Question

Explain apparent depth by refraction

Answer 1

Apparent depth is the perceived shallower depth of an object submerged in a denser medium (like water) when viewed from a rarer medium (like air), caused by the refraction of light.

Answer 2

Explanation of apparent depth by refraction:

When an object is placed in a denser medium (e.g., water) and viewed from a rarer medium (e.g., air), it appears to be at a shallower depth than its actual depth.

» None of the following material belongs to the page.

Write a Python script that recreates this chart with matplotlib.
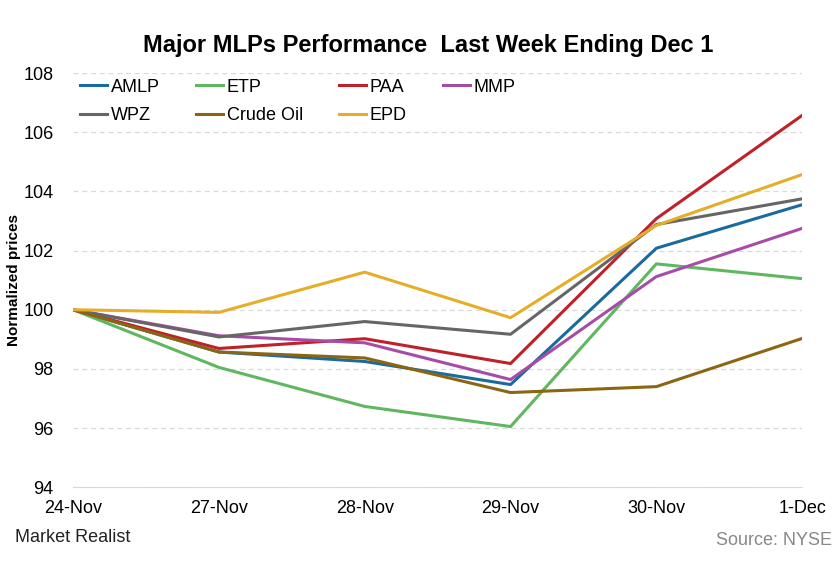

This phenomenon is known as apparent depth and occurs due to the refraction of light as it travels from the denser to the rarer medium.

Setup and Ray Tracing:

Consider a point object 'O' placed at the bottom of a transparent denser medium of refractive index 'n' (or μ). The interface separating this medium from the rarer medium (air, refractive index ≈ 1) is denoted by PQ. The real depth of the object is AO.

1. Normal Ray: A ray of light OA travels perpendicularly from the object 'O' to the surface PQ. Since it strikes the surface normally, it passes undeviated into the rarer medium.
2. Oblique Ray: Another ray OB emerges from 'O' and strikes the surface PQ at point B at an angle of incidence 'i' with the normal N'BN.
3. Refraction: As light travels from the denser medium (n) to the rarer medium (1), it bends away from the normal. The refracted ray BC makes an angle of refraction 'r' with the normal.
4. Image Formation: When an observer's eye views these rays, the undeviated ray OA and the refracted ray BC appear to originate from a point 'I'. This point 'I' is the virtual image of the object 'O', and the distance AI is the apparent depth.

Mathematical Derivation:

Let's consider the angles:

• Angle of incidence, $i = \angle OBN'$ (where N'B is the normal at B). Since AO is parallel to N'B, we have $i = \angle AOB$ (alternate interior angles).
• Angle of refraction, $r = \angle CBN$ (where BN is the normal at B). When the refracted ray BC is extended backward, it appears to come from I. Thus, $r = \angle AIB$ (corresponding angles, as IA is parallel to BN).

Now, consider the right-angled triangles $\triangle ABO$ and $\triangle ABI$:

In $\triangle ABO$:

$$\sin i = \frac{AB}{OB}$$

In $\triangle ABI$:

$$\sin r = \frac{AB}{IB}$$

According to Snell's Law, for light traveling from a denser medium (refractive index 'n') to a rarer medium (refractive index '1'):

$$n \sin i = 1 \sin r$$ $$n = \frac{\sin r}{\sin i}$$

Substitute the expressions for $\sin i$ and $\sin r$:

$$n = \frac{\frac{AB}{IB}}{\frac{AB}{OB}}$$ $$n = \frac{OB}{IB}$$

For paraxial rays (when the eye is positioned directly above the object, and thus the angles $i$ and $r$ are very small), point B is very close to point A.

Therefore, we can approximate:

$OB \approx OA$ (Real Depth)

$IB \approx IA$ (Apparent Depth)

Substituting these approximations into the equation for 'n':

$$n = \frac{OA}{IA}$$ $$n = \frac{\text{Real Depth}}{\text{Apparent Depth}}$$

This relation shows that the refractive index of the denser medium is the ratio of the real depth to the apparent depth. Since $n > 1$ for a denser medium relative to air, it implies that the apparent depth ($IA$) is always less than the real depth ($OA$).

Solution:

Apparent depth is the perceived shallower depth of an object submerged in a denser medium (like water) when viewed from a rarer medium (like air), caused by the refraction of light. Light rays from the object bend away from the normal as they cross the interface from denser to rarer medium. The eye traces these refracted rays back to a virtual image that is closer to the surface than the actual object.

The relationship between the real depth ($OA$), apparent depth ($IA$), and the refractive index ($n$) of the denser medium with respect to the rarer medium is derived using Snell's Law and paraxial approximation:

1. Consider a point object 'O' at real depth $OA$ in a medium of refractive index $n$.
2. A ray $OA$ travels normally and undeviated to the surface.
3. Another ray $OB$ strikes the surface at point $B$ with angle of incidence $i = \angle AOB$.
4. It refracts away from the normal with angle of refraction $r = \angle AIB$.
5. Using trigonometry, $\sin i = \frac{AB}{OB}$ and $\sin r = \frac{AB}{IB}$.
6. By Snell's Law, $n \sin i = 1 \sin r \implies n = \frac{\sin r}{\sin i}$.
7. Substituting the trigonometric values, $n = \frac{OB}{IB}$.
8. For paraxial rays (small angles), $OB \approx OA$ and $IB \approx IA$.
9. Therefore, the refractive index $n = \frac{\text{Real Depth}}{\text{Apparent Depth}}$.